The Fens are a low-lying area consisting mainly of peat (vegetable matter laid down by decaying plants) and silt (fine mineral matter deposited by water) around the Wash, on the border of Norfolk and Lincolnshire. Once a vast, waterlogged marsh, now only 0.1 per cent of the original Great Fen Basin remains as true wild fen, in four tiny fragments: Wicken Fen, Holme Fen, Wood-walton and Chippenham. The rest, for the most part, is farmed.
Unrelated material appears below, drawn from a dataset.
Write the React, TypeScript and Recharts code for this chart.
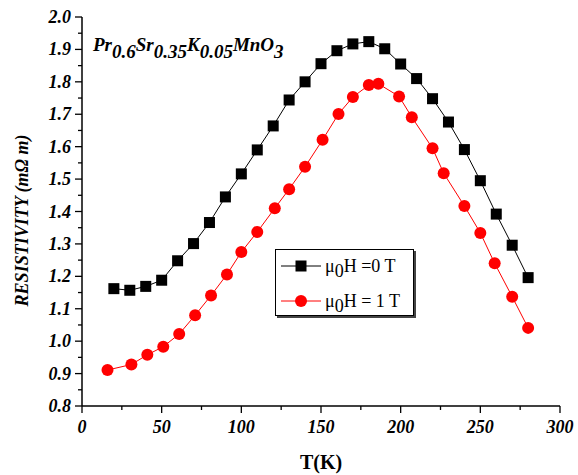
import React from "react";
import { LineChart, Line, XAxis, YAxis, Legend } from "recharts";

// T (K) and resistivity (mΩ m)
const temperatureZeroField = [20, 30, 40, 50, 60, 70, 80, 90, 100, 110, 120, 130, 140, 150, 160, 170, 180, 190, 200, 210, 220, 230, 240, 250, 260, 270, 280];
const resistivityZeroField = [1.162, 1.157, 1.169, 1.188, 1.248, 1.301, 1.366, 1.445, 1.516, 1.59, 1.664, 1.744, 1.8, 1.856, 1.896, 1.917, 1.924, 1.902, 1.855, 1.81, 1.748, 1.676, 1.591, 1.495, 1.392, 1.296, 1.196];

const temperatureOneTesla = [16, 31, 41, 51, 61, 71, 81, 91, 100, 110, 121, 130, 140, 151, 161, 170, 180, 186, 199, 207, 220, 227, 240, 250, 259, 270, 280];
const resistivityOneTesla = [0.911, 0.928, 0.958, 0.983, 1.022, 1.08, 1.141, 1.206, 1.275, 1.337, 1.41, 1.469, 1.538, 1.621, 1.701, 1.753, 1.79, 1.794, 1.755, 1.691, 1.595, 1.518, 1.417, 1.334, 1.24, 1.137, 1.041];

const xTicks = [0, 25, 50, 75, 100, 125, 150, 175, 200, 225, 250, 275, 300];
const xTickLabels = ["0", "50", "100", "150", "200", "250", "300"];
const yTicks = [0.8, 0.85, 0.9, 0.95, 1.0, 1.05, 1.1, 1.15, 1.2, 1.25, 1.3, 1.35, 1.4, 1.45, 1.5, 1.55, 1.6, 1.65, 1.7, 1.75, 1.8, 1.85, 1.9, 1.95, 2.0];
const yTickLabels = ["0.8", "0.9", "1.0", "1.1", "1.2", "1.3", "1.4", "1.5", "1.6", "1.7", "1.8", "1.9", "2.0"];

const zeroFieldData = temperatureZeroField.map((t, i) => ({ t, r: resistivityZeroField[i] }));
const oneTeslaData = temperatureOneTesla.map((t, i) => ({ t, r: resistivityOneTesla[i] }));

const SERIF = '"Liberation Serif", "Times New Roman", serif';
const AXIS = { stroke: "#000", strokeWidth: 1.5 };

const BottomTick = (props: any) => {
  const { x, y, index } = props;
  const major = index % 2 === 0;
  return (
    <g>
      <line x1={x} x2={x} y1={y} y2={y + (major ? 7 : 4)} stroke="#000" strokeWidth={1.3} />
      {major && (
        <text x={x} y={y + 27} textAnchor="middle" fontFamily={SERIF} fontSize={18} fontWeight="bold" fontStyle="italic" fill="#000">
          {xTickLabels[index / 2]}
        </text>
      )}
    </g>
  );
};

const TopTick = (props: any) => {
  const { x, y, index } = props;
  return <line x1={x} x2={x} y1={y} y2={y + (index % 2 === 0 ? 7 : 4)} stroke="#000" strokeWidth={1.3} />;
};

const LeftTick = (props: any) => {
  const { x, y, index } = props;
  const major = index % 2 === 0;
  return (
    <g>
      <line x1={x - (major ? 7 : 4)} x2={x} y1={y} y2={y} stroke="#000" strokeWidth={1.3} />
      {major && (
        <text x={x - 11} y={y + 6} textAnchor="end" fontFamily={SERIF} fontSize={18} fontWeight="bold" fontStyle="italic" fill="#000">
          {yTickLabels[index / 2]}
        </text>
      )}
    </g>
  );
};

const RightTick = (props: any) => {
  const { x, y, index } = props;
  return <line x1={x - (index % 2 === 0 ? 7 : 4)} x2={x} y1={y} y2={y} stroke="#000" strokeWidth={1.3} />;
};

const YTitle = (props: any) => {
  const vb = props.viewBox || { x: 0, y: 17, height: 389 };
  const cx = vb.x + 28;
  const cy = vb.y + vb.height / 2 + 9;
  return (
    <text x={cx} y={cy} transform={`rotate(-90 ${cx} ${cy})`} textAnchor="middle" fontFamily={SERIF} fontSize={18} fontWeight="bold" fontStyle="italic" fill="#000">
      RESISTIVITY (mΩ m)
    </text>
  );
};

const SquareDot = (props: any) => {
  const { cx, cy, index } = props;
  if (cx == null || cy == null) return <g key={index} />;
  return <rect key={index} x={cx - 5.5} y={cy - 5.5} width={11} height={11} fill="#000" />;
};

const legendItems = [
  { name: "=0 T", color: "#000", shape: "square" },
  { name: "= 1 T", color: "#ff0000", shape: "circle" },
];

const LegendBox = () => (
  <div style={{ width: 137, height: 65, border: "1px solid #000", boxShadow: "2px 2px 0 #444", background: "#fff", position: "relative", fontFamily: SERIF, fontSize: 18, color: "#000" }}>
    {legendItems.map((item, i) => (
      <div key={item.name} style={{ position: "absolute", left: 5, top: 5 + i * 35, height: 22, display: "flex", alignItems: "center", whiteSpace: "nowrap" }}>
        <svg width={40} height={14}>
          <line x1={0} y1={7} x2={40} y2={7} stroke={item.color} strokeWidth={1} />
          {item.shape === "square" ? <rect x={14.5} y={1.5} width={11} height={11} fill={item.color} /> : <circle cx={20} cy={7} r={6} fill={item.color} />}
        </svg>
        <span style={{ marginLeft: 4 }}>
          μ<span style={{ position: "relative", top: 5 }}>0</span>H {item.name}
        </span>
      </div>
    ))}
  </div>
);

export default function App() {
  return (
    <div style={{ position: "absolute", left: 0, top: 0, width: 578, height: 475, background: "#fff" }}>
      <LineChart width={578} height={475} margin={{ top: 17, right: 18, bottom: 0, left: 0 }}>
        <XAxis dataKey="t" type="number" domain={[0, 300]} ticks={xTicks} interval={0} height={69} tickSize={0} tickMargin={0} tickLine={false} axisLine={AXIS} tick={<BottomTick />}
          label={{ value: "T(K)", position: "insideBottom", offset: 6, fontFamily: SERIF, fontSize: 20, fontWeight: "bold", fill: "#000" }} />
        <XAxis xAxisId="top" orientation="top" dataKey="t" type="number" domain={[0, 300]} ticks={xTicks} interval={0} height={0} tickSize={0} tickMargin={0} tickLine={false} axisLine={AXIS} tick={<TopTick />} />
        <YAxis type="number" domain={[0.8, 2.0]} ticks={yTicks} interval={0} width={82} tickSize={0} tickMargin={0} tickLine={false} axisLine={AXIS} tick={<LeftTick />} label={YTitle} />
        <YAxis yAxisId="right" orientation="right" type="number" domain={[0.8, 2.0]} ticks={yTicks} interval={0} width={0} tickSize={0} tickMargin={0} tickLine={false} axisLine={AXIS} tick={<RightTick />} />
        <Legend content={() => <LegendBox />} layout="vertical" verticalAlign="middle" align="center" wrapperStyle={{ left: 275, top: 249, width: 139, height: 67 }} />
        <Line data={zeroFieldData} dataKey="r" name="μ0H =0 T" stroke="#000" strokeWidth={1} dot={SquareDot} isAnimationActive={false} />
        <Line data={oneTeslaData} dataKey="r" name="μ0H = 1 T" stroke="#ff0000" strokeWidth={1} dot={{ r: 6, fill: "#ff0000", stroke: "#ff0000", strokeWidth: 0 }} isAnimationActive={false} />
      </LineChart>
      <div style={{ position: "absolute", left: 93, top: 35, fontFamily: SERIF, fontSize: 19, fontWeight: "bold", fontStyle: "italic", whiteSpace: "nowrap", lineHeight: 1 }}>
        Pr<span style={{ position: "relative", top: 7 }}>0.6</span>Sr<span style={{ position: "relative", top: 7 }}>0.35</span>K<span style={{ position: "relative", top: 7 }}>0.05</span>MnO<span style={{ position: "relative", top: 7 }}>3</span>
      </div>
    </div>
  );
}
Into the fen country four major rivers and a number of tributaries drain rainfall collected from four million acres of higher ground in several counties. The rain that collects there has been managed for centuries in different ways, from Roman dykes to modern pumping stations, and from Dutchman Cornelius Vermuydens seventeenth-century drainage work to the Victorians system of windmills and todays hydroelectric pumps. Yet 1,500 years of such ingenuity is more than matched by the tough Fenlanders themselves, who once used everything from boats to stilts and jumping poles to traverse the waterlogged landscape, and made their living, before the fen country was drained and farmed, from wildfowling, fishing, and turf- and sedge-cutting. Now one of the countrys most fertile and productive agricultural areas, containing about half of the top-quality growing soil in the whole of England, the spirit of the original fen tigers lives on in the fierce independence and no-nonsense practicality of the Lincolnshire, Cambridgeshire, Suffolk and Norfolk natives who still populate this watery place. Here, the fens power, and their value, has long been clearly understood not only in modern terms of biodiversity conservation or regional hydromorphology, but with a deeper respect: a sense, now proving true, that this marshy landscape exists here for a reason.